◆ **WHAT NEEDS TO BE DONE**:
Starting at the first line of the data, print each line verbatim up to and including the line bearing "ax = fig.add_axes([15", omitting pictures.

=== PROVIDED MATERIAL ===

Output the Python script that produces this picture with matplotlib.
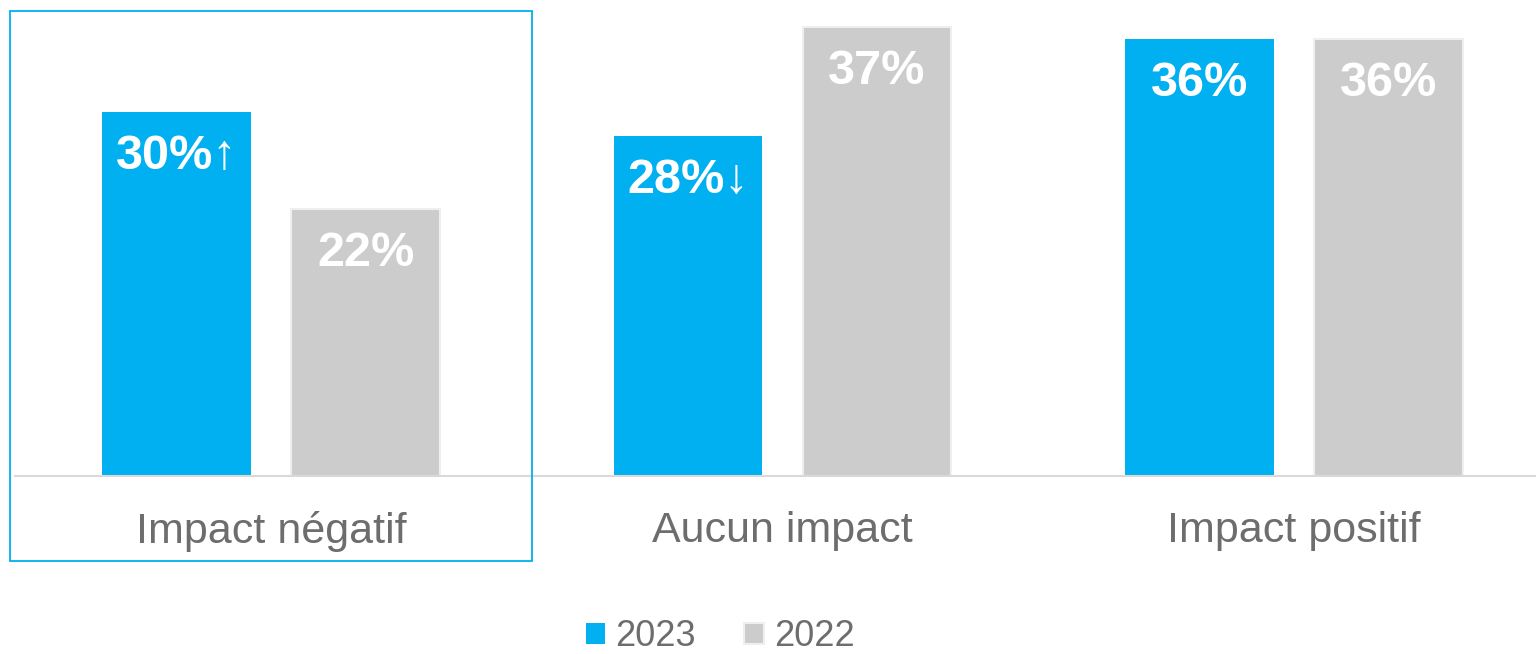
import matplotlib.pyplot as plt
import matplotlib.patches as patches
import numpy as np

plt.rcParams['font.family'] = ['Liberation Sans', 'DejaVu Sans']

categories = ["Impact négatif", "Aucun impact", "Impact positif"]
values_2023 = [30, 28, 36]
values_2022 = [22, 37, 36]
labels_2023 = ["30%↑", "28%↓", "36%"]
labels_2022 = ["22%", "37%", "36%"]

blue = "#00B0F0"
gray = "#CCCCCC"
txt = "#6D6D6D"

fig = plt.figure(figsize=(15.36, 6.54), dpi=100)
ax = fig.add_axes([15 / 1536, 178 / 654, 1521 / 1536, 476 / 654])

x = np.arange(len(categories))
w = 0.291
off = 0.1848
b1 = ax.bar(x - off, values_2023, w, color=blue, label="2023")
b2 = ax.bar(x + off, values_2022, w, color=gray, edgecolor="#EFEFEF", linewidth=1.5, label="2022")

for bars, labs in ((b1, labels_2023), (b2, labels_2022)):
    for bar, lab in zip(bars, labs):
        ax.annotate(lab, (bar.get_x() + bar.get_width() / 2, bar.get_height()),
                    xytext=(0, -32), textcoords="offset points",
                    ha="center", va="center", color="white",
                    fontsize=35, fontweight="bold")

ax.set_xlim(-256 / 511.5, 1265 / 511.5)
ax.set_ylim(0, 476 / 12.13)
ax.set_xticks(x)
ax.set_xticklabels(categories, fontsize=31, color=txt)
ax.tick_params(axis="x", length=0, pad=25)
ax.set_yticks([])
for s in ["top", "left", "right"]:
    ax.spines[s].set_visible(False)
ax.spines["bottom"].set_color("#D9D9D9")
ax.spines["bottom"].set_linewidth(1.5)

fig.legend(handles=[b1, b2], loc="center", bbox_to_anchor=(720 / 1536, 1 - 637 / 654),
           ncol=2, frameon=False, fontsize=26, labelcolor=txt,
           handlelength=0.53, handleheight=0.53, handletextpad=0.28,
           columnspacing=1.36)

rect = patches.Rectangle((10 / 1536, 1 - 561 / 654), 522 / 1536, 550 / 654,
                         transform=fig.transFigure, fill=False,
                         edgecolor=blue, linewidth=1.3)
fig.patches.append(rect)

fig.savefig("out.png", dpi=100)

===

◆ **REPLY TO THE EXERCISE**:
Output the Python script that produces this picture with matplotlib.
import matplotlib.pyplot as plt
import matplotlib.patches as patches
import numpy as np

plt.rcParams['font.family'] = ['Liberation Sans', 'DejaVu Sans']

categories = ["Impact négatif", "Aucun impact", "Impact positif"]
values_2023 = [30, 28, 36]
values_2022 = [22, 37, 36]
labels_2023 = ["30%↑", "28%↓", "36%"]
labels_2022 = ["22%", "37%", "36%"]

blue = "#00B0F0"
gray = "#CCCCCC"
txt = "#6D6D6D"

fig = plt.figure(figsize=(15.36, 6.54), dpi=100)
ax = fig.add_axes([15 / 1536, 178 / 654, 1521 / 1536, 476 / 654])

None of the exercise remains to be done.